Haringey Council has been told by the Local Government Ombudsman to take “urgent action” to improve its complaint handling or risk making “repeated failings”.

The ombudsman, an independent body that investigates complaints against councils, warned that Haringey was falling below the standards it expects, leading to “poor outcomes” for people who make complaints.

The ombudsman upheld 29 complaints against Haringey Council in the year to 31st March – the third-highest number in London. The proportion upheld was slightly below the average for similar authorities.


In an annual review letter sent to the council on 20 July, ombudsman Michael King urged the authority to “take urgent action” and write to his office “setting out the steps you intend to take to improve all aspects of your complaint handling in the current year”.

The ombudsman issued two public reports about the council during the year ending 31st March. The first concerned delays in providing housing adaptations for a disabled child, which caused “significant distress and inconvenience to the whole family”.

Although the council eventually accepted the ombudsman’s findings, Michael wrote that a “significant delay” in responding to his organisation’s initial enquiries “meant the case had to be effectively re-investigated”.

The second report criticised the council’s handling of the possible purchase of a home related to the development of the former Cranwood House care home in Muswell Hill.

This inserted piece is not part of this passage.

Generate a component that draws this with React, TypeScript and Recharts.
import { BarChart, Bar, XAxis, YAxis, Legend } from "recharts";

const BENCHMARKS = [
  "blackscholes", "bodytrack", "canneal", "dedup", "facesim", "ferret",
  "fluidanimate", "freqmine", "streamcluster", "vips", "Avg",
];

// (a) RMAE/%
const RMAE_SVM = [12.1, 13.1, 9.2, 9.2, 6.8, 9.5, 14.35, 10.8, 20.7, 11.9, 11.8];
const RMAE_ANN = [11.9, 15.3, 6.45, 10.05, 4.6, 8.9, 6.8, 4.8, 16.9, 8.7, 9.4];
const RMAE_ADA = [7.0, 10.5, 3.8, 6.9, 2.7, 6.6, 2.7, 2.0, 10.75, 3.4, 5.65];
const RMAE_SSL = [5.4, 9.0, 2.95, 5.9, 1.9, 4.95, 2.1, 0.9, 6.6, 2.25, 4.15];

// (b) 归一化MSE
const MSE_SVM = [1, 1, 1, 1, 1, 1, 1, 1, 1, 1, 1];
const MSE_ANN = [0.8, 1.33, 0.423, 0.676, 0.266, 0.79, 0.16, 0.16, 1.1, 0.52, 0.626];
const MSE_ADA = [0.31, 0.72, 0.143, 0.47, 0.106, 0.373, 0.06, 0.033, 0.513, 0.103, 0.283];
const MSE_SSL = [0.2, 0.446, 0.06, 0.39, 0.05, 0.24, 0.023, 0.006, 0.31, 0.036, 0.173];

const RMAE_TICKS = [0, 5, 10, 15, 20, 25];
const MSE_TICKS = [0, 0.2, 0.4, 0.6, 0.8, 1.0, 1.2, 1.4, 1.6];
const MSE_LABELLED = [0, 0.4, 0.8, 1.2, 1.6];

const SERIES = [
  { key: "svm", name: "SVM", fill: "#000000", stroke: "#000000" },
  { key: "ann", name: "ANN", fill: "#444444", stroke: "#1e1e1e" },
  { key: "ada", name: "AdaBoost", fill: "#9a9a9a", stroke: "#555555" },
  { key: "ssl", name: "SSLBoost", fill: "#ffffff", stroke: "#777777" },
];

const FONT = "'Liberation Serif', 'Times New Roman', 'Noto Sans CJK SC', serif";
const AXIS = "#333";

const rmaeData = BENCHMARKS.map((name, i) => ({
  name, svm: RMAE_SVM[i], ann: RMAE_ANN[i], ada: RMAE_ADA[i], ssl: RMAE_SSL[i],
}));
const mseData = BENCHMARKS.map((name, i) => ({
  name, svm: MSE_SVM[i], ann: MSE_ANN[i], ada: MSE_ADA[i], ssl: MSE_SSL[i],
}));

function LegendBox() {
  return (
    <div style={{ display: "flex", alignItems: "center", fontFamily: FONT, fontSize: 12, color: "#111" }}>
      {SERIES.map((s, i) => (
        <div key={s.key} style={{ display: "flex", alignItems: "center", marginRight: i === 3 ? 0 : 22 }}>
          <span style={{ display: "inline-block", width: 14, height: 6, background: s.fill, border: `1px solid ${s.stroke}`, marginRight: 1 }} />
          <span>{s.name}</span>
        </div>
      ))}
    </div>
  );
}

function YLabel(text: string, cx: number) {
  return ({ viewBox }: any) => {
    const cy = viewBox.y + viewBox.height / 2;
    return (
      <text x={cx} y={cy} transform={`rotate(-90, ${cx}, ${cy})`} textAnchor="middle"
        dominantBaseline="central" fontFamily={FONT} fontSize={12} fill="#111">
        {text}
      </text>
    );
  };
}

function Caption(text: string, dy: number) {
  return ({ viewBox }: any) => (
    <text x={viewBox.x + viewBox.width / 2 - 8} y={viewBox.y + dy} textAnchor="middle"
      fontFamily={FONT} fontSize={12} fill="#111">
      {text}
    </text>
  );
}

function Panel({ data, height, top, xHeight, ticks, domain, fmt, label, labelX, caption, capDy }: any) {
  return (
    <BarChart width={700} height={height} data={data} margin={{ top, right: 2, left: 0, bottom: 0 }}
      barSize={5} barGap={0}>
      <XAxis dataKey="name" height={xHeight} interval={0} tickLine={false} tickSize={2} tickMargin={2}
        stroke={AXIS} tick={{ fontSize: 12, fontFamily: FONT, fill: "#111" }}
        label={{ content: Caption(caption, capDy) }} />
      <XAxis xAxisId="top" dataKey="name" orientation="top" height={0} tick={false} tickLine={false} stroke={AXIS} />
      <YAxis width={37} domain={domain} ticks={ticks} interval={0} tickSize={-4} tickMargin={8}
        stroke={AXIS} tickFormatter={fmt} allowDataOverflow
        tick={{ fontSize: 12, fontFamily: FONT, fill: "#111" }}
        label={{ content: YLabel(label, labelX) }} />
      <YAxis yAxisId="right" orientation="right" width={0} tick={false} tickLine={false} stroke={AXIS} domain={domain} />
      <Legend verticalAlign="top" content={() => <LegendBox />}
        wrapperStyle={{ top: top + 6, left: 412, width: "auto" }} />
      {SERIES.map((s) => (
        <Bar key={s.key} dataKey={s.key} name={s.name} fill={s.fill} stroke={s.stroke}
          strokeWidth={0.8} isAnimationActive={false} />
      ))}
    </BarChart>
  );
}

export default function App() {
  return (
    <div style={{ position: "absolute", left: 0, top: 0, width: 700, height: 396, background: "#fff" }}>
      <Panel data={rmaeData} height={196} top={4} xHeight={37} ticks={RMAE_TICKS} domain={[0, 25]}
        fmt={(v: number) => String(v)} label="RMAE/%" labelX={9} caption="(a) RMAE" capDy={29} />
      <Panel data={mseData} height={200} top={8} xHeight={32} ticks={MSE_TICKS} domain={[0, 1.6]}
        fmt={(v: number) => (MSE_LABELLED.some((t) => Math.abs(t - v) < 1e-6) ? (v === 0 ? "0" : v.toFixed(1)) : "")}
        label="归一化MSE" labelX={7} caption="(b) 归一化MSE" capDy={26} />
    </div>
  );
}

The ombudsman wrote that it was “unsatisfactory” that the council was unable or unwilling to provide information on negotiations and contact with the neighbouring property owner, although he was satisfied by the action the authority had taken to reconsider the matter.

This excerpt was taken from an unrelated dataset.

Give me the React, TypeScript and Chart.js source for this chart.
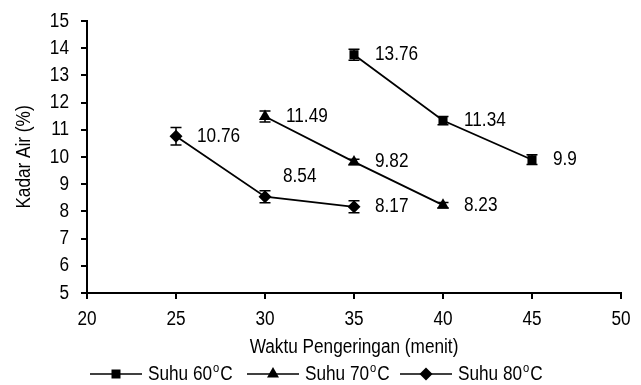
import React, { useEffect, useRef } from "react";
import { Chart, registerables } from "chart.js";

Chart.register(...registerables);

const xTicks = [20, 25, 30, 35, 40, 45, 50];
const yTicks = [5, 6, 7, 8, 9, 10, 11, 12, 13, 14, 15];
const xTitle = "Waktu Pengeringan (menit)";
const yTitle = "Kadar Air (%)";

const seriesNames = ["Suhu 60", "Suhu 70", "Suhu 80"];
const time60 = [35, 40, 45];
const moist60 = [13.76, 11.34, 9.9];
const err60 = [0.2, 0.15, 0.18];
const time70 = [30, 35, 40];
const moist70 = [11.49, 9.82, 8.23];
const err70 = [0.2, 0.1, 0.1];
const time80 = [25, 30, 35];
const moist80 = [10.76, 8.54, 8.17];
const err80 = [0.32, 0.22, 0.22];

const FONT = "'Liberation Sans', Arial, sans-serif";
const FS = 20;
const SX = 0.86;

const markers = ["rect", "triangle", "rectRot"];

function txt(
  ctx: CanvasRenderingContext2D,
  s: string,
  x: number,
  y: number,
  align: CanvasTextAlign = "left",
  size = FS,
  rot = 0
) {
  ctx.save();
  ctx.translate(x, y);
  if (rot) ctx.rotate(rot);
  ctx.scale(SX, 1);
  ctx.font = `${size}px ${FONT}`;
  ctx.fillStyle = "#000";
  ctx.textAlign = align;
  ctx.textBaseline = "middle";
  ctx.fillText(s, 0, 0);
  ctx.restore();
}

function txtWidth(ctx: CanvasRenderingContext2D, s: string, size = FS) {
  ctx.save();
  ctx.font = `${size}px ${FONT}`;
  const w = ctx.measureText(s).width * SX;
  ctx.restore();
  return w;
}

function drawMarker(ctx: CanvasRenderingContext2D, style: string, x: number, y: number) {
  ctx.beginPath();
  if (style === "rect") {
    ctx.rect(x - 4.5, y - 4.5, 9, 9);
  } else if (style === "triangle") {
    ctx.moveTo(x, y - 7);
    ctx.lineTo(x + 6, y + 3.5);
    ctx.lineTo(x - 6, y + 3.5);
    ctx.closePath();
  } else {
    ctx.moveTo(x, y - 6.5);
    ctx.lineTo(x + 6.5, y);
    ctx.lineTo(x, y + 6.5);
    ctx.lineTo(x - 6.5, y);
    ctx.closePath();
  }
  ctx.fillStyle = "#000";
  ctx.fill();
}

const errorPlugin = {
  id: "errbars",
  afterDatasetsDraw(chart: any) {
    const ctx = chart.ctx;
    const ys = chart.scales.y;
    const errs = [err60, err70, err80];
    ctx.save();
    ctx.strokeStyle = "#000";
    ctx.lineWidth = 1.5;
    chart.data.datasets.forEach((ds: any, i: number) => {
      const meta = chart.getDatasetMeta(i);
      meta.data.forEach((pt: any, j: number) => {
        const v = ds.data[j].y;
        const e = errs[i][j];
        const yt = ys.getPixelForValue(v + e);
        const yb = ys.getPixelForValue(v - e);
        ctx.beginPath();
        ctx.moveTo(pt.x, yt);
        ctx.lineTo(pt.x, yb);
        ctx.moveTo(pt.x - 5.5, yt);
        ctx.lineTo(pt.x + 5.5, yt);
        ctx.moveTo(pt.x - 5.5, yb);
        ctx.lineTo(pt.x + 5.5, yb);
        ctx.stroke();
      });
    });
    ctx.restore();
  },
};

const labelOffsets: Record<string, [number, number]> = {
  "2-1": [18, -20],
};

const labelPlugin = {
  id: "vlabels",
  afterDatasetsDraw(chart: any) {
    const ctx = chart.ctx;
    chart.data.datasets.forEach((ds: any, i: number) => {
      const meta = chart.getDatasetMeta(i);
      meta.data.forEach((pt: any, j: number) => {
        const off = labelOffsets[`${i}-${j}`] || [21, 0];
        txt(ctx, String(ds.data[j].y), pt.x + off[0], pt.y + off[1]);
      });
    });
  },
};

const axisTextPlugin = {
  id: "axisText",
  afterDraw(chart: any) {
    const ctx = chart.ctx;
    const xs = chart.scales.x;
    const ys = chart.scales.y;
    const area = chart.chartArea;
    yTicks.forEach((v) => txt(ctx, String(v), area.left - 18, ys.getPixelForValue(v), "right"));
    xTicks.forEach((v) => txt(ctx, String(v), xs.getPixelForValue(v), area.bottom + 26, "center"));
    txt(ctx, xTitle, (area.left + area.right) / 2, area.bottom + 54, "center");
    txt(ctx, yTitle, 24, (area.top + area.bottom) / 2, "center", FS, -Math.PI / 2);
  },
};

const legendPlugin = {
  id: "customLegend",
  afterDraw(chart: any) {
    const ctx = chart.ctx;
    const y = 374;
    const starts = [90, 247, 400];
    seriesNames.forEach((name, i) => {
      const x0 = starts[i];
      ctx.save();
      ctx.strokeStyle = "#000";
      ctx.lineWidth = 1.5;
      ctx.beginPath();
      ctx.moveTo(x0, y);
      ctx.lineTo(x0 + 52, y);
      ctx.stroke();
      ctx.restore();
      drawMarker(ctx, markers[i], x0 + 26, y);
      let tx = x0 + 58;
      txt(ctx, name, tx, y);
      tx += txtWidth(ctx, name) + 1;
      txt(ctx, "o", tx, y - 6, "left", 13);
      tx += txtWidth(ctx, "o", 13) + 1;
      txt(ctx, "C", tx, y);
    });
  },
};

export default function App() {
  const ref = useRef<HTMLCanvasElement>(null);
  useEffect(() => {
    document.body.style.margin = "0";
    const mk = (xs: number[], ys: number[]) => xs.map((x, i) => ({ x, y: ys[i] }));
    const chart = new Chart(ref.current!, {
      type: "line",
      data: {
        datasets: [
          { label: "Suhu 60°C", data: mk(time60, moist60), pointStyle: "rect", pointRadius: 6.4 },
          { label: "Suhu 70°C", data: mk(time70, moist70), pointStyle: "triangle", pointRadius: 7 },
          { label: "Suhu 80°C", data: mk(time80, moist80), pointStyle: "rectRot", pointRadius: 6.5 },
        ].map((d) => ({
          ...d,
          borderColor: "#000",
          backgroundColor: "#000",
          pointBackgroundColor: "#000",
          pointBorderColor: "#000",
          borderWidth: 1.8,
          pointBorderWidth: 0,
          pointHoverRadius: 0,
          fill: false,
          tension: 0,
        })),
      },
      options: {
        responsive: false,
        animation: false,
        events: [],
        layout: { padding: { top: 21, right: 20, bottom: 0, left: 0 } },
        plugins: { legend: { display: false }, tooltip: { enabled: false } },
        scales: {
          x: {
            type: "linear",
            min: 20,
            max: 50,
            afterBuildTicks: (s: any) => {
              s.ticks = xTicks.map((v) => ({ value: v }));
            },
            afterFit: (s: any) => {
              s.height = 92;
            },
            grid: { drawOnChartArea: false, drawTicks: true, tickLength: 6, color: "#000", lineWidth: 2 },
            border: { color: "#000", width: 2 },
            ticks: { display: false },
            title: { display: false },
          },
          y: {
            type: "linear",
            min: 5,
            max: 15,
            afterBuildTicks: (s: any) => {
              s.ticks = yTicks.map((v) => ({ value: v }));
            },
            afterFit: (s: any) => {
              s.width = 87;
            },
            grid: { drawOnChartArea: false, drawTicks: true, tickLength: 6, color: "#000", lineWidth: 2 },
            border: { color: "#000", width: 2 },
            ticks: { display: false },
            title: { display: false },
          },
        },
      },
      plugins: [errorPlugin, labelPlugin, axisTextPlugin, legendPlugin],
    } as any);
    return () => chart.destroy();
  }, []);
  return (
    <div style={{ width: 641, height: 385 }}>
      <canvas ref={ref} width={641} height={385} style={{ display: "block" }} />
    </div>
  );
}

In his letter, he added that in a separate case the council had failed to comply with his organisation’s recommendations, while in seven further cases it delayed taking action to make up for its failings, including issuing late apologies and making late payments.

Michael wrote: “This is likely to further frustrate complainants and could undermine confidence in the council. There were also delays in implementing service improvement recommendations, leaving the council at risk of repeated failings when the issues identified remain unaddressed.”

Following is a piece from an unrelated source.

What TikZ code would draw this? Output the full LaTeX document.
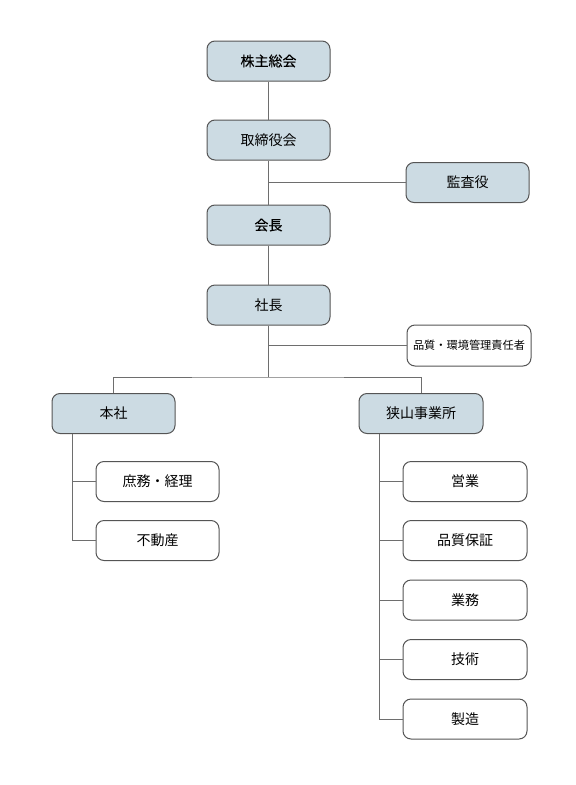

Andy Donald, the council’s chief executive, said: “We will absolutely learn lessons from the Local Government Ombudsman’s findings and recommendations and have taken steps to fix them.

“I expect the whole organisation to deliver services to the highest standards for our residents.

“It is essential that we get things right. If mistakes are made, I am clear that our organisation must acknowledge, learn, and take the right course of action.”